Results: We found a positive cross-lagged relationship between the respondents’ professional competence and professional awareness (precisely professional identity and perceived professional environment). Their professional competence had a positive effect on professional awareness; however, the professional awareness has no significant impact on the professional competence (professional identity at T1 → professional competence at T2: β = -0.13, p = .111, perceived professional environment → professional competence at T2: β = 0.09, p = .298).

Further, the frontline work experience could strengthen cross-lagged relationships between professional competence at T1 and perceived professional environment at T2. The positive effect of the relationship between social workers’ professional competence at T1 and their perceived professional environment was twice as strong among the frontline social workers (β = 0.242***) as it was for those who were not working in frontline positions (β = 0.091*). However, the boundary conditions of a BSW and of working in social work agencies played no moderating role.

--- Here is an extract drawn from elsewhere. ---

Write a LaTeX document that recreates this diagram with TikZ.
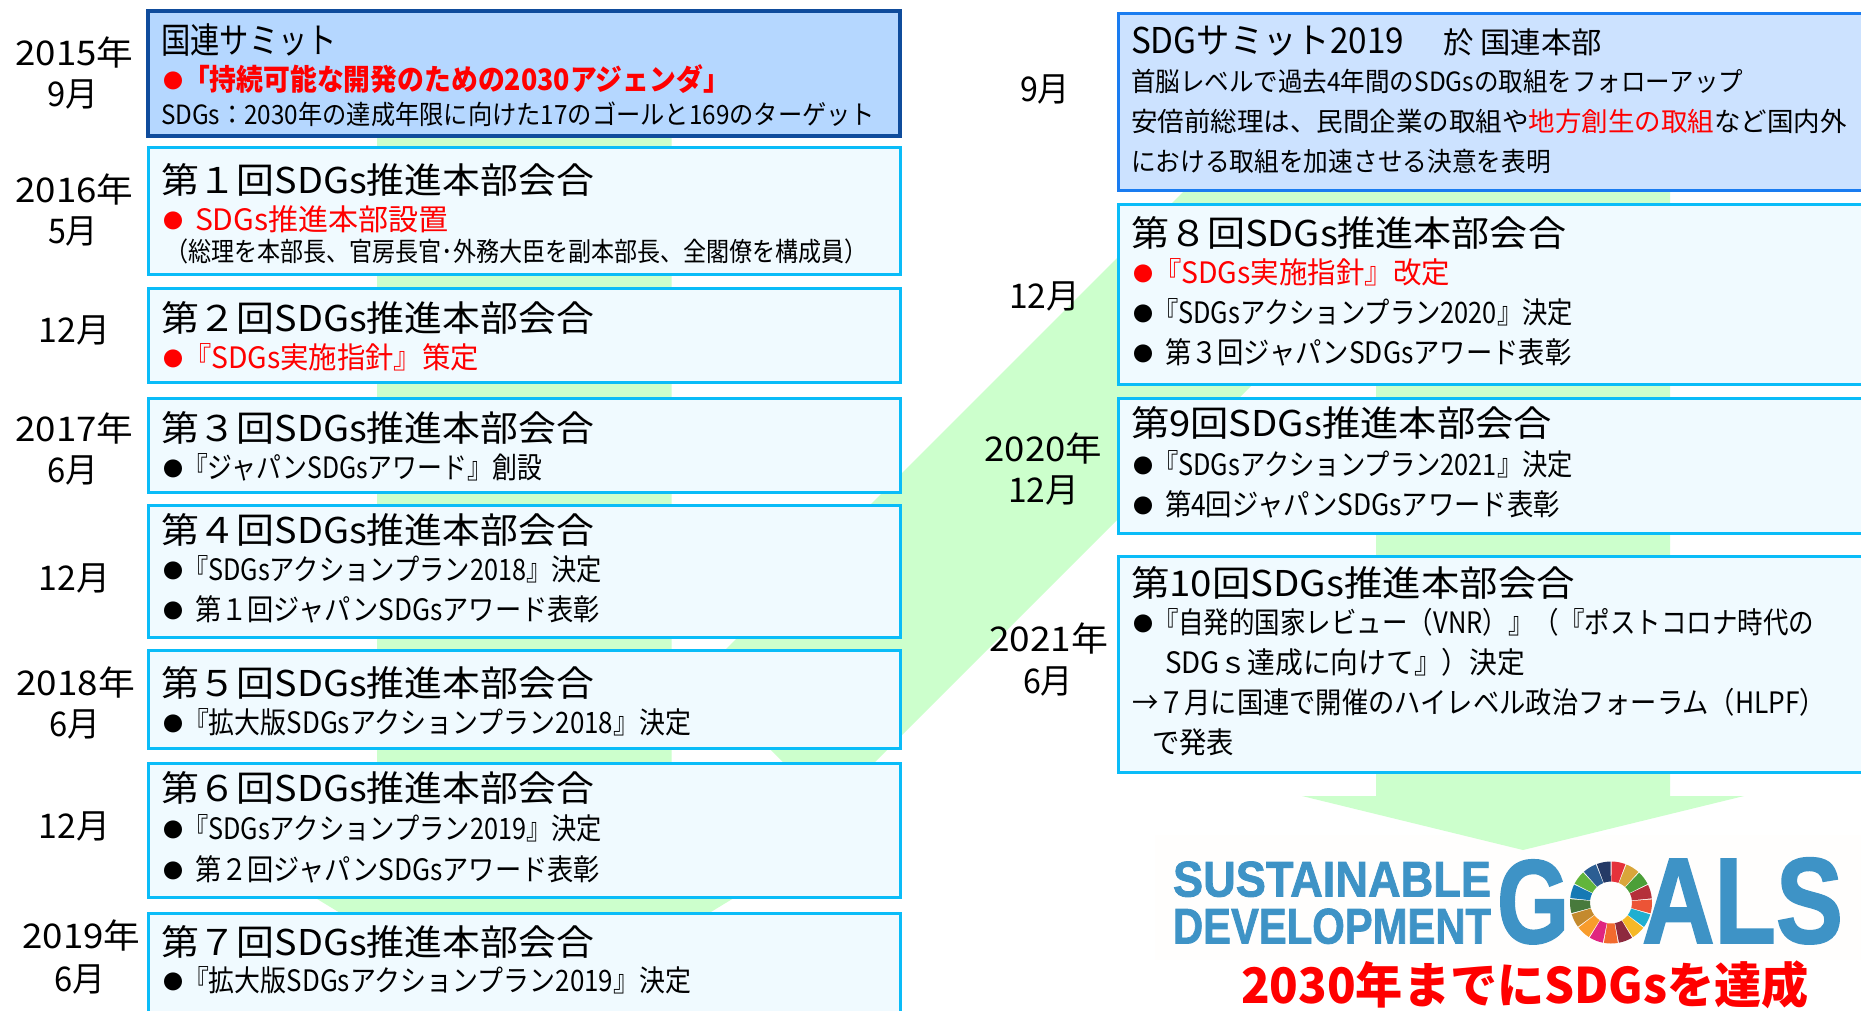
\documentclass[tikz,border=0pt]{standalone}
\usepackage{fontspec}
\usepackage{graphicx}
\setmainfont{Noto Sans CJK JP}
\newfontfamily\logofont{Liberation Sans}[BoldFeatures={FakeBold=1.6}]
\definecolor{grn}{HTML}{CCFFCC}
\definecolor{sumfill}{HTML}{B5D7FF}
\definecolor{sumline}{HTML}{0F4C9C}
\definecolor{sigfill}{HTML}{CCE2FF}
\definecolor{sigline}{HTML}{1A7CF0}
\definecolor{mtgfill}{HTML}{F0FAFF}
\definecolor{mtgline}{HTML}{0ABCF8}
\definecolor{logoblue}{HTML}{3E93C6}
\definecolor{logobg}{HTML}{FFFEFD}
\definecolor{sdgA}{HTML}{E5323B}
\definecolor{sdgB}{HTML}{D9A63A}
\definecolor{sdgC}{HTML}{4C9F38}
\definecolor{sdgD}{HTML}{B5303A}
\definecolor{sdgE}{HTML}{EC5436}
\definecolor{sdgF}{HTML}{1FAFD0}
\definecolor{sdgG}{HTML}{F6B826}
\definecolor{sdgH}{HTML}{8E2A3E}
\definecolor{sdgI}{HTML}{F26A2E}
\definecolor{sdgJ}{HTML}{E0257F}
\definecolor{sdgK}{HTML}{F89C2C}
\definecolor{sdgL}{HTML}{C48A2E}
\definecolor{sdgM}{HTML}{487A3C}
\definecolor{sdgN}{HTML}{1679B4}
\definecolor{sdgO}{HTML}{62B53C}
\definecolor{sdgP}{HTML}{2C5E93}
\definecolor{sdgQ}{HTML}{253A66}
\tikzset{
  txt/.style={inner sep=0pt,outer sep=0pt,anchor=base west,text=black},
  yr/.style={font=\fontsize{34}{34}\selectfont},
  hd/.style={font=\fontsize{35.5}{36}\selectfont},
  li/.style={font=\fontsize{29.5}{30}\selectfont},
  sm/.style={font=\fontsize{26.5}{27}\selectfont},
  red/.style={text=red},
  dot/.style={inner sep=0pt,outer sep=0pt,anchor=base west,font=\fontsize{20}{20}\selectfont},
  logot/.style={inner sep=0pt,outer sep=0pt,anchor=south west,text=logoblue,font=\logofont\bfseries\fontsize{30}{30}\selectfont},
  sumbox/.style={draw=sumline,fill=sumfill,line width=3.2pt},
  sigbox/.style={draw=sigline,fill=sigfill,line width=3pt},
  mtgbox/.style={draw=mtgline,fill=mtgfill,line width=3pt},
}
\newcommand{\tl}[6]{\node[txt,#5] (#1) at (#2,#4+1) {\resizebox{\dimexpr#3pt-#2pt\relax}{\height}{#6}};}
\newcommand{\bl}[4]{\node[dot,text=#4] (#1) at (#2,#3-1) {●};}
\newcommand{\logotxt}[6]{\node[logot] (#1) at (#2,#5) {\resizebox{\dimexpr#3pt-#2pt\relax}{\dimexpr#5pt-#4pt\relax}{#6}};}
\begin{document}
\begin{tikzpicture}[x=1pt,y=-1pt]
\path[use as bounding box,clip] (0,0) rectangle (1861,1010);
\fill[white] (0,0) rectangle (1861,1010);
\fill[logobg] (1155,835) rectangle (1861,960);
% green flow arrows
\fill[grn] (377,100) -- (671.5,100) -- (671.5,830) -- (845.5,830) -- (550,1010) -- (500,1010) -- (203.5,830) -- (377,830) -- cycle;
\fill[grn] (698,677) -- (1275,100) -- (1670,100) -- (1670,796) -- (1744,796) -- (1523,850) -- (1302,796) -- (1376,796) -- (1376,261) -- (829,808) -- cycle;
% boxes
\draw[sumbox] (148,11) rectangle (900,136);
\draw[mtgbox] (148,147.5) rectangle (900,274);
\draw[mtgbox] (148,288) rectangle (900,382);
\draw[mtgbox] (148,398) rectangle (900,492);
\draw[mtgbox] (148,505) rectangle (900,637);
\draw[mtgbox] (148,650) rectangle (900,748);
\draw[mtgbox] (148,763) rectangle (900,897);
\draw[mtgbox] (148,913) rectangle (900,1030);
\draw[sigbox] (1118,13.5) rectangle (1900,190);
\draw[mtgbox] (1118,204) rectangle (1900,384);
\draw[mtgbox] (1118,398) rectangle (1900,533);
\draw[mtgbox] (1118,556) rectangle (1900,772);
% left dates
\tl{y15}{15.5}{133.5}{64}{yr}{2015年}
\tl{m15}{47}{98}{105}{yr}{9月}
\tl{y16}{15.5}{133.5}{201}{yr}{2016年}
\tl{m16}{48}{98}{242}{yr}{5月}
\tl{m16b}{38.5}{110}{341}{yr}{12月}
\tl{y17}{15.5}{133.5}{440}{yr}{2017年}
\tl{m17}{47}{98}{481}{yr}{6月}
\tl{m17b}{38.5}{110}{589}{yr}{12月}
\tl{y18}{16.5}{135}{694}{yr}{2018年}
\tl{m18}{49}{100}{735}{yr}{6月}
\tl{m18b}{38.5}{110}{837}{yr}{12月}
\tl{y19}{22.5}{140.5}{947}{yr}{2019年}
\tl{m19}{54.5}{105.5}{990}{yr}{6月}
% left column
\tl{h0}{161}{337}{52}{hd}{国連サミット}
\bl{d0}{163}{89}{red}
\tl{a0}{183}{730}{89}{li,red}{\bfseries「持続可能な開発のための2030アジェンダ」}
\tl{b0}{161}{875}{123}{sm}{SDGs：2030年の達成年限に向けた17のゴールと169のターゲット}
\tl{h1}{161}{594}{192}{hd}{第１回SDGs推進本部会合}
\bl{d1}{163}{229}{red}
\tl{a1}{195}{449}{229}{li,red}{SDGs推進本部設置}
\tl{b1}{165}{868}{260}{sm}{（総理を本部長、官房長官･外務大臣を副本部長、全閣僚を構成員）}
\tl{h2}{161}{594}{330}{hd}{第２回SDGs推進本部会合}
\bl{d2}{163}{367}{red}
\tl{a2}{183}{479}{367}{li,red}{『SDGs実施指針』策定}
\tl{h3}{161}{594}{440}{hd}{第３回SDGs推進本部会合}
\bl{d3}{163}{477}{black}
\tl{a3}{183}{542}{477}{li}{『ジャパンSDGsアワード』創設}
\tl{h4}{161}{594}{542}{hd}{第４回SDGs推進本部会合}
\bl{d4}{163}{579}{black}
\tl{a4}{183}{602}{579}{li}{『SDGsアクションプラン2018』決定}
\bl{e4}{163}{619}{black}
\tl{c4}{195}{600}{619}{li}{第１回ジャパンSDGsアワード表彰}
\tl{h5}{161}{594}{695}{hd}{第５回SDGs推進本部会合}
\bl{d5}{163}{732}{black}
\tl{a5}{183}{691}{732}{li}{『拡大版SDGsアクションプラン2018』決定}
\tl{h6}{161}{594}{800}{hd}{第６回SDGs推進本部会合}
\bl{d6}{163}{838}{black}
\tl{a6}{183}{602}{838}{li}{『SDGsアクションプラン2019』決定}
\bl{e6}{163}{879}{black}
\tl{c6}{195}{600}{879}{li}{第２回ジャパンSDGsアワード表彰}
\tl{h7}{161}{594}{954}{hd}{第７回SDGs推進本部会合}
\bl{d7}{163}{990}{black}
\tl{a7}{183}{691}{990}{li}{『拡大版SDGsアクションプラン2019』決定}
% right dates
\tl{m19b}{1020}{1070}{100}{yr}{9月}
\tl{m19c}{1009}{1080}{307}{yr}{12月}
\tl{y20}{984.5}{1102}{460}{yr}{2020年}
\tl{m20}{1008}{1079}{501}{yr}{12月}
\tl{y21}{989}{1108}{650}{yr}{2021年}
\tl{m21}{1023}{1073}{692}{yr}{6月}
% right column
\tl{r0}{1131}{1404}{52}{hd}{SDGサミット2019}
\tl{r0b}{1443}{1602}{52}{li}{於 国連本部}
\tl{r0c}{1131}{1743}{90}{sm}{首脳レベルで過去4年間のSDGsの取組をフォローアップ}
\tl{r0d}{1131}{1847}{130}{sm}{安倍前総理は、民間企業の取組や\textcolor{red}{地方創生の取組}など国内外}
\tl{r0e}{1131}{1551}{170}{sm}{における取組を加速させる決意を表明}
\tl{r1}{1131}{1566}{245}{hd}{第８回SDGs推進本部会合}
\bl{dr1}{1133}{282}{red}
\tl{r1a}{1153}{1450}{282}{li,red}{『SDGs実施指針』改定}
\bl{er1}{1133}{322}{black}
\tl{r1b}{1153}{1573}{322}{li}{『SDGsアクションプラン2020』決定}
\bl{fr1}{1133}{362}{black}
\tl{r1c}{1165}{1571.5}{362}{li}{第３回ジャパンSDGsアワード表彰}
\tl{r2}{1131}{1552}{435}{hd}{第9回SDGs推進本部会合}
\bl{dr2}{1133}{474}{black}
\tl{r2a}{1153}{1573}{474}{li}{『SDGsアクションプラン2021』決定}
\bl{er2}{1133}{514}{black}
\tl{r2b}{1165}{1560}{514}{li}{第4回ジャパンSDGsアワード表彰}
\tl{r3}{1131}{1575}{595}{hd}{第10回SDGs推進本部会合}
\bl{dr3}{1133}{632}{black}
\tl{r3a}{1153}{1814}{632}{li}{『自発的国家レビュー（VNR）』（『ポストコロナ時代の}
\tl{r3b}{1165}{1525}{672}{li}{SDGｓ達成に向けて』）決定}
\tl{r3c}{1132}{1826}{712}{li}{→７月に国連で開催のハイレベル政治フォーラム（HLPF）}
\tl{r3d}{1152}{1234}{752}{li}{で発表}
% logo
\logotxt{lg1}{1173}{1491}{862}{897}{SUSTAINABLE}
\logotxt{lg2}{1173}{1491}{909}{944}{DEVELOPMENT}
\logotxt{lg3}{1497}{1569}{861}{944}{G}
\logotxt{lg4}{1642}{1843}{859}{944}{ALS}
\begin{scope}[shift={(1611,902.5)}]
\foreach \c [count=\i from 0] in {sdgA,sdgB,sdgC,sdgD,sdgE,sdgF,sdgG,sdgH,sdgI,sdgJ,sdgK,sdgL,sdgM,sdgN,sdgO,sdgP,sdgQ}{
  \pgfmathsetmacro{\aa}{89-\i*21.176}
  \pgfmathsetmacro{\ab}{\aa-19.6}
  \fill[\c] (\aa:41pt) arc[start angle=\aa,end angle=\ab,radius=41pt] -- (\ab:21pt) arc[start angle=\ab,end angle=\aa,radius=21pt] -- cycle;
}
\end{scope}
\tl{goal}{1241}{1809}{1002}{font=\fontsize{49}{49}\selectfont,red}{\bfseries 2030年までにSDGsを達成}
\end{tikzpicture}
\end{document}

Implications: The study’s cross-lagged model examined the longer-term effects of professional competence on professional identity and the perceived professional environment. We found that professional competence derived from MSW training can help social workers maintain competence and develop professional awareness longer term; this suggests that competency-based education brings positive spillover effects while developing professional competence. Considering the results of boundary condition testing, we believe that when advocating for competency-based education, social work educators and policymakers should promote the distinction between the levels of competence development gained from the BSW and those from the MSW and formulate differentiated educational goals. Simultaneously, our identification of frontline experience as a moderator under certain conditions exposes how to extend a competency-based profession.